Kommt drauf an, wie dein AM-Bike aufgebaut ist. Wenn's halbwegs leicht ist - warum nicht. Sinn macht es freilich erst, wenn das Bike irgendwo auch Vorteile bringt. 
650 Hm sind auch nicht die Welt.

----------


## Biker1983

Es ist das Ghost AMR plus 7500 2013er Gabel lässt sich auf 120mm absenken u. Pro Pedal beim Dämpfer fürs rauftreten u. hat ca. 14kg. Da müsst i dann wahrsch. 2,35er Semislick reifen rauftun statt mit den 2,35er Noby Nick fahren. I denk ma halt das man eher mit an 120er oda 130er Hardtail besser drann bist (auch schneller) und mit meinem doch zu träge rumeierst. Mich reizt das Rennen hauptsächlich wg. den Trailpassagen, leider sind noch keine Fotos von d. Strecke vorhanden.

----------


## Pilatus

wo ist denn das Rennen?
das klingt ja so als wäre es eh schon gebaut und dann sollte man auch fotos im netz finden.

----------


## FLo33

Im östlichen Kärnten, siehe hier.

----------


## noox

Also wenn ich mir die Strecke vom Höhenprofil anschaue, dann bist mit dem schnellsten/leichtesten XC-Bike am besten beraten. 8 km sind in der Ebene, ca 7 km bergauf und 4 km bergab. D.h. mit einem abfahrtsorientierteren Bike hast du höchstens auf 4 km einen Vorteil - also auf nicht mal 1/4 der Strecke. Zeitmäßig schaut's noch schlechter aus - auf vielleicht 10% bis max 15% der Zeit hast du einen Vorteil gegenüber einem XC-Bike. Auf 90% einen Nachteil.
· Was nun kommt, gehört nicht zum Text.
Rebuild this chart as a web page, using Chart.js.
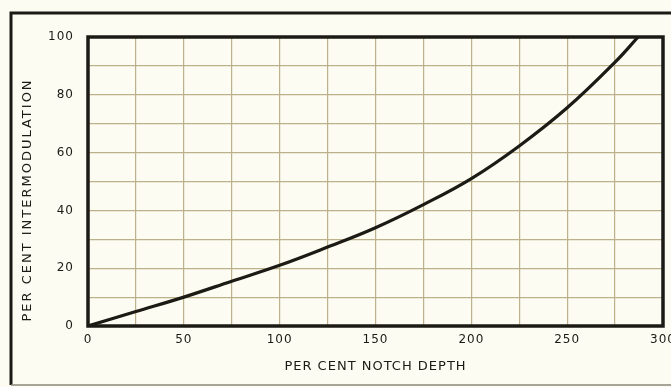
<!DOCTYPE html>
<html>
<head>
<meta charset="utf-8">
<script src="https://cdn.jsdelivr.net/npm/chart.js@4/dist/chart.umd.min.js"></script>
<style>
html,body{margin:0;padding:0;background:#fcfcf2;}
#wrap{width:671px;height:387px;}
</style>
</head>
<body>
<div id="wrap"><canvas id="imChart" width="671" height="387"></canvas></div>
<script>

/* notch depth vs intermodulation, both in per cent */
const notchDepth = [0, 25, 50, 75, 100, 125, 150, 175, 200, 225, 250, 275, 287]
const intermod   = [0, 5, 10, 15.5, 21, 27.3, 34, 42, 51, 62.3, 75.5, 91.3, 100]

const xTickLabels = [0, 50, 100, 150, 200, 250, 300]
const yTickLabels = [0, 20, 40, 60, 80, 100]

const xTitle = "PER CENT NOTCH DEPTH"
const yTitle = "PER CENT INTERMODULATION"

const ink = "#1b1a14"
const gridTan = "#bdb18c"
const tickFont = {family:"DejaVu Sans", size:12}

/* outer frame, plot border and rotated y title */
const framePlugin = {
id:"frame",
beforeDraw(chart){
const ctx = chart.ctx
ctx.save()
ctx.fillStyle = "#fcfcf2"
ctx.fillRect(0,0,chart.width,chart.height)
ctx.strokeStyle = ink
ctx.lineWidth = 3
ctx.beginPath()
ctx.moveTo(chart.width+5,13)
ctx.lineTo(11,13)
ctx.lineTo(11,385)
ctx.stroke()
ctx.strokeStyle = "#8a887a"
ctx.lineWidth = 1.5
ctx.beginPath()
ctx.moveTo(11,385)
ctx.lineTo(chart.width+5,385)
ctx.stroke()
ctx.restore()
chart.ctx.letterSpacing = "1px"
},
afterDraw(chart){
const ctx = chart.ctx
const a = chart.chartArea
ctx.save()
ctx.strokeStyle = ink
ctx.lineWidth = 3.5
ctx.strokeRect(a.left,a.top,a.right-a.left,a.bottom-a.top)
ctx.translate(28,200)
ctx.rotate(-Math.PI/2)
ctx.letterSpacing = "2px"
ctx.fillStyle = ink
ctx.font = "13px 'DejaVu Sans'"
ctx.textAlign = "center"
ctx.textBaseline = "middle"
ctx.fillText(yTitle,0,0)
ctx.restore()
}
}

new Chart(
document.getElementById("imChart"),
{
type:"line",
data:{
datasets:[
{
label:"Intermodulation",
data:notchDepth.map((x,i)=>({x:x,y:intermod[i]})),
borderColor:ink,
borderWidth:3.2,
pointRadius:0,
tension:0.4,
fill:false
}
]
},
options:{
animation:false,
responsive:false,
layout:{padding:{top:37,right:8,bottom:0,left:0}},
plugins:{legend:{display:false},tooltip:{enabled:false}},
scales:{
x:{
type:"linear",
min:0,
max:300,
border:{display:false},
grid:{color:gridTan,lineWidth:1.2,drawTicks:false},
ticks:{
stepSize:25,
padding:7,
color:ink,
font:tickFont,
maxRotation:0,
callback:v=>xTickLabels.includes(v)?String(v):""
},
title:{
display:true,
text:xTitle,
color:ink,
font:{family:"DejaVu Sans",size:13},
padding:{top:0,bottom:13}
},
afterFit(scale){
scale.height = 61
scale.paddingLeft = 0
scale.paddingRight = 0
}
},
y:{
min:0,
max:100,
border:{display:false},
grid:{color:gridTan,lineWidth:1.2,drawTicks:false},
ticks:{
stepSize:10,
padding:14,
color:ink,
font:tickFont,
callback:v=>yTickLabels.includes(v)?String(v):""
},
afterFit(scale){
scale.width = 88
scale.paddingTop = 0
scale.paddingBottom = 0
}
}
}
},
plugins:[framePlugin]
});

</script>
</body>
</html>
wir haben grad ein ähnliches Problem beim Bikes & Beats Festival in Saalbach. Da gibts ein 3-Tages-Etappen-Rennen. Uphill, eben, Downhill. Insgesamt ist der Uphill-Anteil aber auch so hoch, dass du keine Chance gegen einen XC-Fahrer mit XC-Bike hast ...

----------


## FLo33

Hannes, wo hast du ein Höhenprofil gefunden? Bin ich blind?

_Edit:_ Habs gefunden. Schlechtes Menü

----------